McClellan v. Carland
Headline: Federal court cannot delay an heirs' estate suit to wait for a state action claiming the estate lacked legal heirs; the Court reversed and ordered steps to force the federal trial court to proceed.
Holding: The Court held that it could review the appeals court's dismissal, that an appellate court could use a court order (mandamus) to compel the federal trial judge to proceed instead of staying for state proceedings, and reversed.
- Stops federal judges from yielding cases to state courts when they have jurisdiction.
- Lets appellate courts compel trial judges to decide cases rather than wait for state outcomes.

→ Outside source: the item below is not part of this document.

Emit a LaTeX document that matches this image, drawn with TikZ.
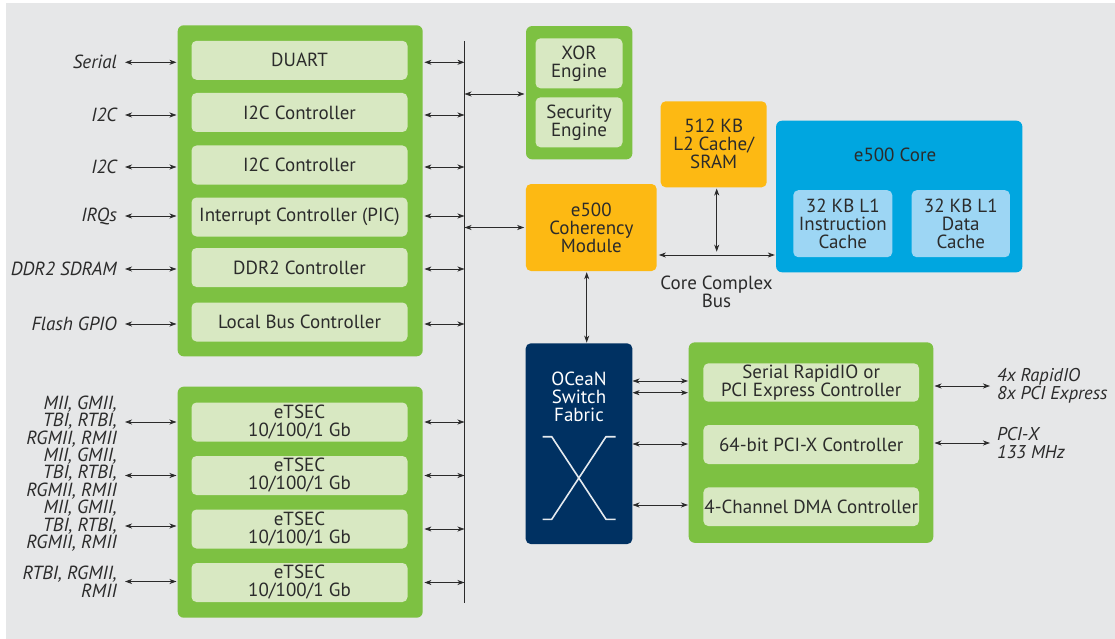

- Protects heirs from other states seeking federal adjudication when state suits also exist.
Summary
Background
A group of out-of-state heirs sued the special administrator of John C. McClellan’s estate in a federal circuit court, seeking an accounting and distribution of about $33,000 in assets. The State of South Dakota sought to intervene, claiming the estate had no legal heirs and asserting a state action to establish title. The federal judge refused intervention but twice stayed the federal case — first to allow the State to bring its action and then until the state litigation was decided. The heirs then sought a writ asking a higher court to compel the federal judge to resume the case.
Reasoning
The Court examined whether it could review the appeals court’s dismissal and whether an appellate court could issue a writ to force a trial judge to proceed rather than wait on parallel state litigation. The opinion explains that the Supreme Court and the federal appeals court have longstanding authority to issue extraordinary writs (including a writ called mandamus, a court order commanding a judge) when necessary to protect appellate review. Because the federal court had jurisdiction, the Court found it had no power to abandon the case to state proceedings and that the appeals court should have ordered the judge to show cause.
Real world impact
The decision directs the appeals court to issue an alternative writ or order to show cause, reversing the dismissal and protecting the heirs’ federal forum when diversity jurisdiction exists. It does not decide the estate’s ownership on the merits here; rather it requires federal courts to decide cases they have properly begun instead of yielding to parallel state actions.